Written instruction -> Copy out exactly the lines from the one holding "Recreate this image as a web" through the one holding "const seriesNames = ['Bayes-optimal', 'Proposed", ends included; omit images.

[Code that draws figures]
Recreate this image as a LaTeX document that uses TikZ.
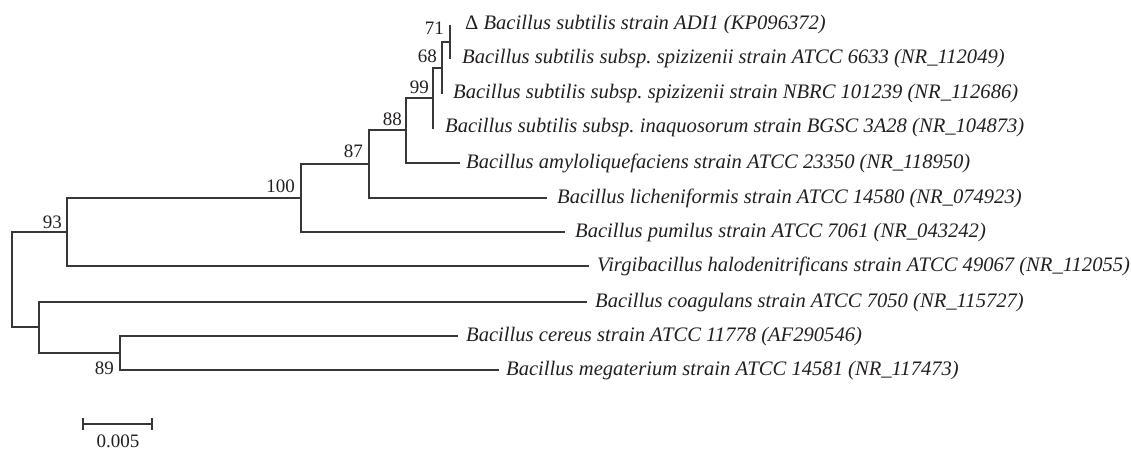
\documentclass[tikz,border=0pt]{standalone}
\usepackage{fontspec}
\setmainfont{Liberation Serif}
\frenchspacing
\definecolor{linecol}{RGB}{55,55,55}
\definecolor{txtcol}{RGB}{35,31,32}
\begin{document}
\begin{tikzpicture}[x=1pt,y=-1pt,
  branch/.style={draw=linecol, line width=1.1pt},
  taxon/.style={anchor=west, inner sep=0pt, text height=10pt, text depth=0pt, font=\fontsize{20.6}{20.6}\selectfont\itshape, text=txtcol},
  boot/.style={anchor=base east, inner sep=0pt, font=\fontsize{19}{19}\selectfont, text=txtcol}]
\useasboundingbox (0,0) rectangle (1131,449);
% internal nodes
\coordinate (root) at (12,280);
\coordinate (n93) at (67,232);
\coordinate (n100) at (301,198);
\coordinate (n87) at (369,164);
\coordinate (n88) at (406,130);
\coordinate (n99) at (433,98);
\coordinate (n68) at (442,68);
\coordinate (n71) at (450,42);
\coordinate (nB) at (39,327);
\coordinate (n89) at (120,353);
% leaf ends
\coordinate (eADI) at (450,25);
\coordinate (e6633) at (450,59);
\coordinate (eNBRC) at (442,94);
\coordinate (eINA) at (434,128);
\coordinate (eAMY) at (460,163);
\coordinate (eLIC) at (547,198);
\coordinate (ePUM) at (565,232);
\coordinate (eVIR) at (589,266);
\coordinate (eCOA) at (587,302);
\coordinate (eCER) at (458,336);
\coordinate (eMEG) at (499,370);
% branches
\draw[branch] (root) |- (n93);
\draw[branch] (root) |- (nB);
\draw[branch] (n93) |- (n100);
\draw[branch] (n93) |- (eVIR);
\draw[branch] (n100) |- (n87);
\draw[branch] (n100) |- (ePUM);
\draw[branch] (n87) |- (n88);
\draw[branch] (n87) |- (eLIC);
\draw[branch] (n88) |- (n99);
\draw[branch] (n88) |- (eAMY);
\draw[branch] (n99) |- (n68);
\draw[branch] (n99) |- (eINA);
\draw[branch] (n68) |- (n71);
\draw[branch] (n68) |- (eNBRC);
\draw[branch] (n71) |- (eADI);
\draw[branch] (n71) |- (e6633);
\draw[branch] (nB) |- (eCOA);
\draw[branch] (nB) |- (n89);
\draw[branch] (n89) |- (eCER);
\draw[branch] (n89) |- (eMEG);
% taxa
\node[taxon] (tADI) at (465,25) {{\upshape Δ} Bacillus subtilis strain ADI1 (KP096372)};
\node[taxon] (t6633) at (462,59) {Bacillus subtilis subsp. spizizenii strain ATCC 6633 (NR\_112049)};
\node[taxon] (tNBRC) at (453,94) {Bacillus subtilis subsp. spizizenii strain NBRC 101239 (NR\_112686)};
\node[taxon] (tINA) at (445,128) {Bacillus subtilis subsp. inaquosorum strain BGSC 3A28 (NR\_104873)};
\node[taxon] (tAMY) at (466,163) {Bacillus amyloliquefaciens strain ATCC 23350 (NR\_118950)};
\node[taxon] (tLIC) at (557,198) {Bacillus licheniformis strain ATCC 14580 (NR\_074923)};
\node[taxon] (tPUM) at (575,232) {Bacillus pumilus strain ATCC 7061 (NR\_043242)};
\node[taxon] (tVIR) at (597,266) {Virgibacillus halodenitrificans strain ATCC 49067 (NR\_112055)};
\node[taxon] (tCOA) at (595,302) {Bacillus coagulans strain ATCC 7050 (NR\_115727)};
\node[taxon] (tCER) at (466,336) {Bacillus cereus strain ATCC 11778 (AF290546)};
\node[taxon] (tMEG) at (506,370) {Bacillus megaterium strain ATCC 14581 (NR\_117473)};
% bootstrap values
\node[boot] (b71) at (444,35) {71};
\node[boot] (b68) at (437,63) {68};
\node[boot] (b99) at (429,94) {99};
\node[boot] (b88) at (402,126) {88};
\node[boot] (b87) at (363,158) {87};
\node[boot] (b100) at (295,192) {100};
\node[boot] (b93) at (62,228) {93};
\node[boot] (b89) at (114,374) {89};
% scale bar
\coordinate (sbL) at (83,424);
\coordinate (sbR) at (152,424);
\draw[branch] (sbL) -- (sbR);
\draw[branch] ([yshift=-6pt]sbL) -- ([yshift=6pt]sbL);
\draw[branch] ([yshift=-6pt]sbR) -- ([yshift=6pt]sbR);
\node[anchor=base, inner sep=0pt, font=\fontsize{19}{19}\selectfont, text=txtcol] (sbT) at (118,447) {0.005};
\end{tikzpicture}
\end{document}
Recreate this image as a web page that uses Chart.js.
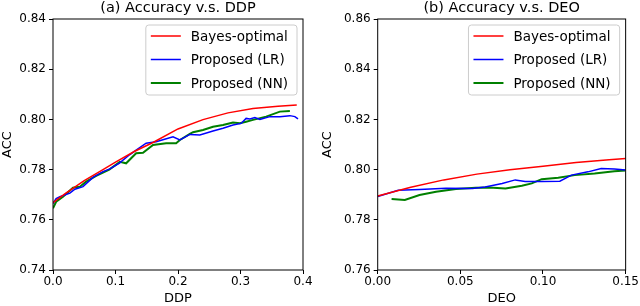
<!DOCTYPE html>
<html>
<head>
<meta charset="utf-8">
<script src="https://cdn.jsdelivr.net/npm/chart.js@4.4.0/dist/chart.umd.min.js"></script>
<style>
  html, body { margin: 0; padding: 0; background: #fff; }
  #wrap { display: flex; width: 640px; height: 306px; }
  canvas { display: block; }
</style>
</head>
<body>
<div id="wrap">
  <canvas id="ddp" width="320" height="306"></canvas>
  <canvas id="deo" width="320" height="306"></canvas>
</div>
<script>
// series names
const seriesNames = ['Bayes-optimal', 'Proposed (LR)', 'Proposed (NN)'];

// (a) accuracy vs DDP
const ddpBayesX = [0, 0.02, 0.05, 0.08, 0.1, 0.13, 0.16, 0.2, 0.24, 0.28, 0.32, 0.36, 0.39];
const ddpBayesY = [0.7668, 0.7705, 0.7756, 0.7800, 0.7830, 0.7872, 0.7908, 0.7962, 0.7999, 0.8026, 0.8043, 0.8052, 0.8057];
const ddpLrX = [0, 0.005, 0.011, 0.027, 0.035, 0.048, 0.064, 0.08, 0.091, 0.107, 0.112, 0.123, 0.133, 0.149, 0.165, 0.18, 0.192, 0.203, 0.219, 0.235, 0.256, 0.272, 0.288, 0.301, 0.309, 0.315, 0.323, 0.331, 0.347, 0.363, 0.379, 0.387, 0.392];
const ddpLrY = [0.7665, 0.7685, 0.7692, 0.7706, 0.7722, 0.7732, 0.7769, 0.7792, 0.7803, 0.7827, 0.7838, 0.7860, 0.7878, 0.7905, 0.7911, 0.7922, 0.7931, 0.7918, 0.7940, 0.7938, 0.7954, 0.7965, 0.7978, 0.7984, 0.8004, 0.8002, 0.8007, 0.8000, 0.8011, 0.8011, 0.8015, 0.8011, 0.8002];
const ddpNnX = [0, 0.005, 0.016, 0.032, 0.043, 0.053, 0.069, 0.09, 0.107, 0.117, 0.133, 0.144, 0.16, 0.181, 0.197, 0.203, 0.219, 0.224, 0.24, 0.256, 0.272, 0.288, 0.299, 0.309, 0.32, 0.341, 0.363, 0.379];
const ddpNnY = [0.7646, 0.7672, 0.7692, 0.7728, 0.7732, 0.7752, 0.7775, 0.7800, 0.7831, 0.7825, 0.7865, 0.7867, 0.7898, 0.7905, 0.7905, 0.7918, 0.7942, 0.7949, 0.7958, 0.7971, 0.7978, 0.7988, 0.7985, 0.7991, 0.7998, 0.8011, 0.8031, 0.8033];

// (b) accuracy vs DEO
const deoBayesX = [0, 0.02, 0.04, 0.06, 0.08, 0.1, 0.12, 0.14, 0.15];
const deoBayesY = [0.7895, 0.7930, 0.7959, 0.7982, 0.7999, 0.8013, 0.8028, 0.8039, 0.8044];
const deoLrX = [0, 0.0124, 0.0253, 0.0413, 0.0573, 0.065, 0.0753, 0.0832, 0.0892, 0.0992, 0.1102, 0.1172, 0.1272, 0.1352, 0.1432, 0.15];
const deoLrY = [0.7893, 0.7918, 0.7921, 0.7926, 0.7925, 0.7931, 0.7945, 0.7959, 0.7953, 0.7953, 0.7954, 0.7978, 0.7991, 0.8004, 0.8002, 0.7998];
const deoNnX = [0.0084, 0.0164, 0.0253, 0.0353, 0.0473, 0.0593, 0.0673, 0.0773, 0.0872, 0.0932, 0.0992, 0.1092, 0.1192, 0.1312, 0.1432, 0.15];
const deoNnY = [0.7883, 0.7879, 0.7899, 0.7912, 0.7923, 0.7928, 0.7929, 0.7925, 0.7936, 0.7945, 0.7962, 0.7968, 0.7978, 0.7984, 0.7993, 0.7996];

Chart.defaults.font.family = '"DejaVu Sans", sans-serif';
Chart.defaults.color = '#000';

const pts = (xs, ys) => xs.map((x, i) => ({ x: x, y: ys[i] }));

function makeSets(bx, by, lx, ly, nx, ny) {
  const base = { pointRadius: 0, tension: 0, fill: false };
  return [
    Object.assign({ label: seriesNames[0], data: pts(bx, by), borderColor: '#ff0000', borderWidth: 1.5 }, base),
    Object.assign({ label: seriesNames[1], data: pts(lx, ly), borderColor: '#0000ff', borderWidth: 1.5 }, base),
    Object.assign({ label: seriesNames[2], data: pts(nx, ny), borderColor: '#008000', borderWidth: 2 }, base)
  ];
}

// black frame around the plot and a matplotlib-like legend box
const frameAndLegend = {
  id: 'frameAndLegend',
  afterDatasetsDraw(chart) {
    const ctx = chart.ctx, a = chart.chartArea;
    ctx.save();
    ctx.strokeStyle = '#000';
    ctx.lineWidth = 1;
    ctx.strokeRect(a.left, a.top, a.right - a.left, a.bottom - a.top);

    ctx.font = '13.5px "DejaVu Sans"';
    const sets = chart.data.datasets;
    const textW = Math.max(...sets.map(d => ctx.measureText(d.label).width));
    const w = 45 + textW + 9, h = 70;
    const x0 = a.right - 6 - w, y0 = a.top + 6;
    ctx.beginPath();
    ctx.roundRect(x0, y0, w, h, 3);
    ctx.fillStyle = 'rgba(255,255,255,0.8)';
    ctx.fill();
    ctx.strokeStyle = '#cccccc';
    ctx.stroke();
    ctx.textBaseline = 'middle';
    sets.forEach((d, i) => {
      const y = y0 + 11 + i * 23.5;
      ctx.strokeStyle = d.borderColor;
      ctx.lineWidth = d.borderWidth;
      ctx.beginPath();
      ctx.moveTo(x0 + 5, y);
      ctx.lineTo(x0 + 35, y);
      ctx.stroke();
      ctx.fillStyle = '#000';
      ctx.fillText(d.label, x0 + 45, y + 1);
    });
    ctx.restore();
  }
};

function makeChart(id, title, xTitle, xMax, xStep, xDec, yMin, yMax, yWidth, padRight, sets) {
  return new Chart(document.getElementById(id), {
    type: 'line',
    data: { datasets: sets },
    options: {
      responsive: false,
      animation: false,
      layout: { padding: { left: 0, right: padRight, top: 0, bottom: 0 } },
      plugins: {
        legend: { display: false },
        tooltip: { enabled: false },
        title: {
          display: true, text: title, fullSize: false,
          font: { size: 14.5, weight: 'normal', lineHeight: 1.2 },
          padding: { top: 0, bottom: 1.6 }
        }
      },
      scales: {
        x: {
          type: 'linear', min: 0, max: xMax,
          afterFit: s => { s.height = 36; },
          border: { display: false },
          grid: { drawOnChartArea: false, drawTicks: true, tickLength: 4, color: '#000' },
          ticks: { stepSize: xStep, padding: 1, font: { size: 12 }, callback: v => v.toFixed(xDec) },
          title: { display: true, text: xTitle, font: { size: 13 }, padding: 0 }
        },
        y: {
          min: yMin, max: yMax,
          afterFit: s => { s.width = yWidth; },
          border: { display: false },
          grid: { drawOnChartArea: false, drawTicks: true, tickLength: 4, color: '#000' },
          ticks: { stepSize: 0.02, padding: 3, font: { size: 12 }, callback: v => v.toFixed(2) },
          title: { display: true, text: 'ACC', font: { size: 13 }, padding: 0 }
        }
      }
    },
    plugins: [frameAndLegend]
  });
}

makeChart('ddp', '(a) Accuracy v.s. DDP', 'DDP', 0.4, 0.1, 1, 0.74, 0.84, 53, 17,
  makeSets(ddpBayesX, ddpBayesY, ddpLrX, ddpLrY, ddpNnX, ddpNnY));
makeChart('deo', '(b) Accuracy v.s. DEO', 'DEO', 0.15, 0.05, 2, 0.76, 0.86, 57.7, 11.7,
  makeSets(deoBayesX, deoBayesY, deoLrX, deoLrY, deoNnX, deoNnY));
</script>
</body>
</html>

Final answer ->
Recreate this image as a web page that uses Chart.js.
<!DOCTYPE html>
<html>
<head>
<meta charset="utf-8">
<script src="https://cdn.jsdelivr.net/npm/chart.js@4.4.0/dist/chart.umd.min.js"></script>
<style>
  html, body { margin: 0; padding: 0; background: #fff; }
  #wrap { display: flex; width: 640px; height: 306px; }
  canvas { display: block; }
</style>
</head>
<body>
<div id="wrap">
  <canvas id="ddp" width="320" height="306"></canvas>
  <canvas id="deo" width="320" height="306"></canvas>
</div>
<script>
// series names
const seriesNames = ['Bayes-optimal', 'Proposed (LR)', 'Proposed (NN)'];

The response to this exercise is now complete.